### What you are asked to do:
Copy the data exactly; pictures stay out of the copy.

┄┄┄┄┄┄┄┄┄┄

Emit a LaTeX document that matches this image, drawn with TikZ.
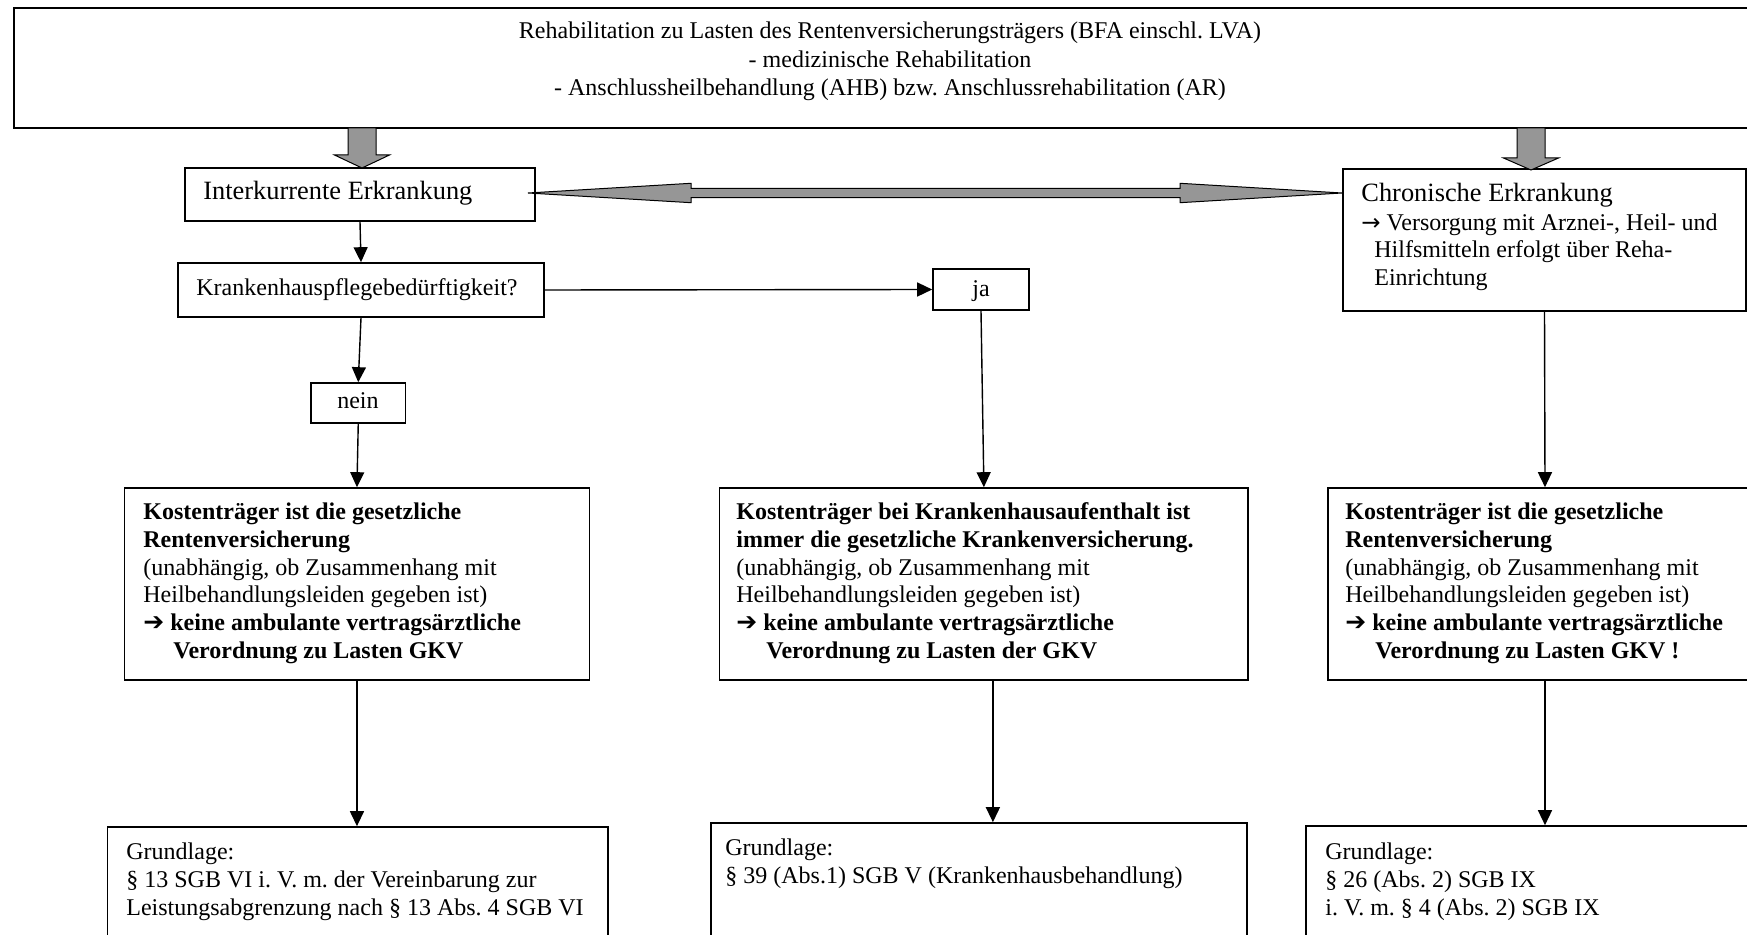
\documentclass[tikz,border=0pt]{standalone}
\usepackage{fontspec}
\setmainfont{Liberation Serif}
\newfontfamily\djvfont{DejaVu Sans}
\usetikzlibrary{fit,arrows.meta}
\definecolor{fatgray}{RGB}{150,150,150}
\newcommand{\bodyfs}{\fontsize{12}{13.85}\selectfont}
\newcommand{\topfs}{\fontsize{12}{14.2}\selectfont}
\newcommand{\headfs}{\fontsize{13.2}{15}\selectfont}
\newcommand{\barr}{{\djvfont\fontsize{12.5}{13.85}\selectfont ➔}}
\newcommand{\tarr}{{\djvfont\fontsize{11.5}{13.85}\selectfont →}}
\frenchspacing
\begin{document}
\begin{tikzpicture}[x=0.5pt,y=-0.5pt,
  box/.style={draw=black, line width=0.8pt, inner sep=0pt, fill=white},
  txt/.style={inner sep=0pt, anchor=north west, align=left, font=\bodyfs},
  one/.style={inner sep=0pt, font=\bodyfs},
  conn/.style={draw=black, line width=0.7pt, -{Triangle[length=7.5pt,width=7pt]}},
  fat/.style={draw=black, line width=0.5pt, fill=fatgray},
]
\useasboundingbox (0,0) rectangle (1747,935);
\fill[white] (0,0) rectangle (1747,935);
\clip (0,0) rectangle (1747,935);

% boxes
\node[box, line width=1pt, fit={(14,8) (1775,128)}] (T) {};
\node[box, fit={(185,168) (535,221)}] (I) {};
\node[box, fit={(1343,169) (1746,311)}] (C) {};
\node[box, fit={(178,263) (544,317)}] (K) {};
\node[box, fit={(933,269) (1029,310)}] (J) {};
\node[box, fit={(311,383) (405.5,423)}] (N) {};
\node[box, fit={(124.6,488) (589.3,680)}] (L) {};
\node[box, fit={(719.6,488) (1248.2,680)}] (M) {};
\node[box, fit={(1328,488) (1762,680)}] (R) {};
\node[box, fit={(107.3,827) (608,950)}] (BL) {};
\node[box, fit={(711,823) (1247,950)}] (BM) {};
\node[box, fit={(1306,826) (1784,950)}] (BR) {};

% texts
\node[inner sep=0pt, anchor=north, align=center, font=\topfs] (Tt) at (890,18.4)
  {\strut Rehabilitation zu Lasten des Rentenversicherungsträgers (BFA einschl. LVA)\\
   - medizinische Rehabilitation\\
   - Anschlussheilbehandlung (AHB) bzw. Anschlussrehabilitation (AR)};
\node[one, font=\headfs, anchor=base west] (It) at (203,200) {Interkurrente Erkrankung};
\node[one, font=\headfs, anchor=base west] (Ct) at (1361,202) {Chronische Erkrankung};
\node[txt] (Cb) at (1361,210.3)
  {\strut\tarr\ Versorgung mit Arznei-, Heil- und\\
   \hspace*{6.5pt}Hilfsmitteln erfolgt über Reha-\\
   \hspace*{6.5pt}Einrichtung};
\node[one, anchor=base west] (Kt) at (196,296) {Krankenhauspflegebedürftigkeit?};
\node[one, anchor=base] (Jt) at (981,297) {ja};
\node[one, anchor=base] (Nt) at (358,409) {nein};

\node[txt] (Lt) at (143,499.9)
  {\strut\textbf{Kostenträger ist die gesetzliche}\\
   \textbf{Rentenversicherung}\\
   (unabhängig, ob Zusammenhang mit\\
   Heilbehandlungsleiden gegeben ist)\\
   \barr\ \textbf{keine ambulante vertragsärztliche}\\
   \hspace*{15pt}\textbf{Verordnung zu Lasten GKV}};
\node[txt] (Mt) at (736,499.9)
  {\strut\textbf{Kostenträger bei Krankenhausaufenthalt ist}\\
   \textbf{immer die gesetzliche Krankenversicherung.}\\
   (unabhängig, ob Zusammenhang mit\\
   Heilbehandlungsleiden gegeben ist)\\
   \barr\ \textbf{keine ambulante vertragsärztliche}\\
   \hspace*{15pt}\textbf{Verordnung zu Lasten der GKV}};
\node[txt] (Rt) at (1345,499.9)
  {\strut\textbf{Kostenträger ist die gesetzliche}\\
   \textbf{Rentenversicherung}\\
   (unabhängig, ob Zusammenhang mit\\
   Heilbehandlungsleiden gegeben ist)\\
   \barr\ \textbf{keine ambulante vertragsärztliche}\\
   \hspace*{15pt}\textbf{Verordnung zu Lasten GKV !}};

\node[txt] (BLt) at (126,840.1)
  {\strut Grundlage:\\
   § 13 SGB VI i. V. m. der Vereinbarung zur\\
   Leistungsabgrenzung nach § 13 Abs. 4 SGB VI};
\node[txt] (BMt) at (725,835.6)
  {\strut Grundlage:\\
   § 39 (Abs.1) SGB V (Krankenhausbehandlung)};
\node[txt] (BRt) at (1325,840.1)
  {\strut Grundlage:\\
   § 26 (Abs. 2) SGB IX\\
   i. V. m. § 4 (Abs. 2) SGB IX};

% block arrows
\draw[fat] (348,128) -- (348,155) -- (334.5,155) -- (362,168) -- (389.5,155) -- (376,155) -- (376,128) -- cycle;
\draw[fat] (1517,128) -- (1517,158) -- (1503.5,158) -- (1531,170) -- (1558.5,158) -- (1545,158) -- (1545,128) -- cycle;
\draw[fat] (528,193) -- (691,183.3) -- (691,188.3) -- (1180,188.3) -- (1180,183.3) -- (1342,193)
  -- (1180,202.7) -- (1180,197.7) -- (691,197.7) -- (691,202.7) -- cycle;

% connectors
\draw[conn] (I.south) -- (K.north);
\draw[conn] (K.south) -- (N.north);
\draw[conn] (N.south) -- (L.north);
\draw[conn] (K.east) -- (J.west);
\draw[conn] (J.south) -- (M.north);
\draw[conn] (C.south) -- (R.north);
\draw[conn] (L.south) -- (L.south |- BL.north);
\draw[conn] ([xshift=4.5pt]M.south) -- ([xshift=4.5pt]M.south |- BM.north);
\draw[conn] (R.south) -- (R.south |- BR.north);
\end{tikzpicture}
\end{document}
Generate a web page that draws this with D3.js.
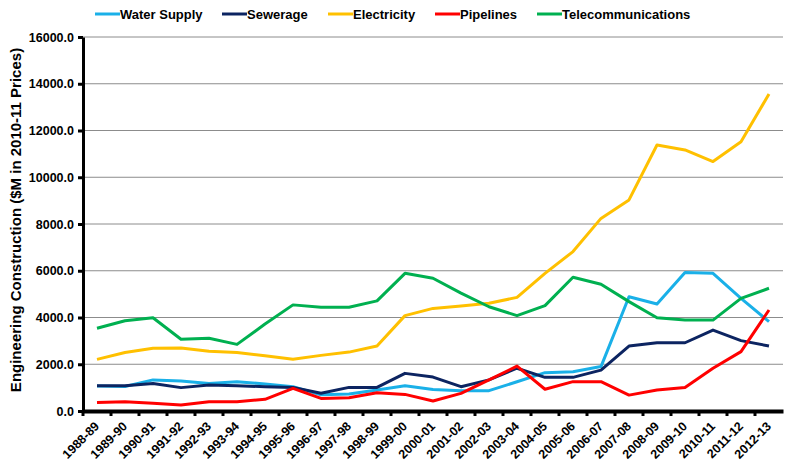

┄┄┄┄┄┄┄┄┄┄

### Solved exercise:
Emit a LaTeX document that matches this image, drawn with TikZ.
\documentclass[tikz,border=0pt]{standalone}
\usepackage{fontspec}
\setmainfont{Liberation Serif}
\newfontfamily\djvfont{DejaVu Sans}
\usetikzlibrary{fit,arrows.meta}
\definecolor{fatgray}{RGB}{150,150,150}
\newcommand{\bodyfs}{\fontsize{12}{13.85}\selectfont}
\newcommand{\topfs}{\fontsize{12}{14.2}\selectfont}
\newcommand{\headfs}{\fontsize{13.2}{15}\selectfont}
\newcommand{\barr}{{\djvfont\fontsize{12.5}{13.85}\selectfont ➔}}
\newcommand{\tarr}{{\djvfont\fontsize{11.5}{13.85}\selectfont →}}
\frenchspacing
\begin{document}
\begin{tikzpicture}[x=0.5pt,y=-0.5pt,
  box/.style={draw=black, line width=0.8pt, inner sep=0pt, fill=white},
  txt/.style={inner sep=0pt, anchor=north west, align=left, font=\bodyfs},
  one/.style={inner sep=0pt, font=\bodyfs},
  conn/.style={draw=black, line width=0.7pt, -{Triangle[length=7.5pt,width=7pt]}},
  fat/.style={draw=black, line width=0.5pt, fill=fatgray},
]
\useasboundingbox (0,0) rectangle (1747,935);
\fill[white] (0,0) rectangle (1747,935);
\clip (0,0) rectangle (1747,935);

% boxes
\node[box, line width=1pt, fit={(14,8) (1775,128)}] (T) {};
\node[box, fit={(185,168) (535,221)}] (I) {};
\node[box, fit={(1343,169) (1746,311)}] (C) {};
\node[box, fit={(178,263) (544,317)}] (K) {};
\node[box, fit={(933,269) (1029,310)}] (J) {};
\node[box, fit={(311,383) (405.5,423)}] (N) {};
\node[box, fit={(124.6,488) (589.3,680)}] (L) {};
\node[box, fit={(719.6,488) (1248.2,680)}] (M) {};
\node[box, fit={(1328,488) (1762,680)}] (R) {};
\node[box, fit={(107.3,827) (608,950)}] (BL) {};
\node[box, fit={(711,823) (1247,950)}] (BM) {};
\node[box, fit={(1306,826) (1784,950)}] (BR) {};

% texts
\node[inner sep=0pt, anchor=north, align=center, font=\topfs] (Tt) at (890,18.4)
  {\strut Rehabilitation zu Lasten des Rentenversicherungsträgers (BFA einschl. LVA)\\
   - medizinische Rehabilitation\\
   - Anschlussheilbehandlung (AHB) bzw. Anschlussrehabilitation (AR)};
\node[one, font=\headfs, anchor=base west] (It) at (203,200) {Interkurrente Erkrankung};
\node[one, font=\headfs, anchor=base west] (Ct) at (1361,202) {Chronische Erkrankung};
\node[txt] (Cb) at (1361,210.3)
  {\strut\tarr\ Versorgung mit Arznei-, Heil- und\\
   \hspace*{6.5pt}Hilfsmitteln erfolgt über Reha-\\
   \hspace*{6.5pt}Einrichtung};
\node[one, anchor=base west] (Kt) at (196,296) {Krankenhauspflegebedürftigkeit?};
\node[one, anchor=base] (Jt) at (981,297) {ja};
\node[one, anchor=base] (Nt) at (358,409) {nein};

\node[txt] (Lt) at (143,499.9)
  {\strut\textbf{Kostenträger ist die gesetzliche}\\
   \textbf{Rentenversicherung}\\
   (unabhängig, ob Zusammenhang mit\\
   Heilbehandlungsleiden gegeben ist)\\
   \barr\ \textbf{keine ambulante vertragsärztliche}\\
   \hspace*{15pt}\textbf{Verordnung zu Lasten GKV}};
\node[txt] (Mt) at (736,499.9)
  {\strut\textbf{Kostenträger bei Krankenhausaufenthalt ist}\\
   \textbf{immer die gesetzliche Krankenversicherung.}\\
   (unabhängig, ob Zusammenhang mit\\
   Heilbehandlungsleiden gegeben ist)\\
   \barr\ \textbf{keine ambulante vertragsärztliche}\\
   \hspace*{15pt}\textbf{Verordnung zu Lasten der GKV}};
\node[txt] (Rt) at (1345,499.9)
  {\strut\textbf{Kostenträger ist die gesetzliche}\\
   \textbf{Rentenversicherung}\\
   (unabhängig, ob Zusammenhang mit\\
   Heilbehandlungsleiden gegeben ist)\\
   \barr\ \textbf{keine ambulante vertragsärztliche}\\
   \hspace*{15pt}\textbf{Verordnung zu Lasten GKV !}};

\node[txt] (BLt) at (126,840.1)
  {\strut Grundlage:\\
   § 13 SGB VI i. V. m. der Vereinbarung zur\\
   Leistungsabgrenzung nach § 13 Abs. 4 SGB VI};
\node[txt] (BMt) at (725,835.6)
  {\strut Grundlage:\\
   § 39 (Abs.1) SGB V (Krankenhausbehandlung)};
\node[txt] (BRt) at (1325,840.1)
  {\strut Grundlage:\\
   § 26 (Abs. 2) SGB IX\\
   i. V. m. § 4 (Abs. 2) SGB IX};

% block arrows
\draw[fat] (348,128) -- (348,155) -- (334.5,155) -- (362,168) -- (389.5,155) -- (376,155) -- (376,128) -- cycle;
\draw[fat] (1517,128) -- (1517,158) -- (1503.5,158) -- (1531,170) -- (1558.5,158) -- (1545,158) -- (1545,128) -- cycle;
\draw[fat] (528,193) -- (691,183.3) -- (691,188.3) -- (1180,188.3) -- (1180,183.3) -- (1342,193)
  -- (1180,202.7) -- (1180,197.7) -- (691,197.7) -- (691,202.7) -- cycle;

% connectors
\draw[conn] (I.south) -- (K.north);
\draw[conn] (K.south) -- (N.north);
\draw[conn] (N.south) -- (L.north);
\draw[conn] (K.east) -- (J.west);
\draw[conn] (J.south) -- (M.north);
\draw[conn] (C.south) -- (R.north);
\draw[conn] (L.south) -- (L.south |- BL.north);
\draw[conn] ([xshift=4.5pt]M.south) -- ([xshift=4.5pt]M.south |- BM.north);
\draw[conn] (R.south) -- (R.south |- BR.north);
\end{tikzpicture}
\end{document}
Generate a web page that draws this with D3.js.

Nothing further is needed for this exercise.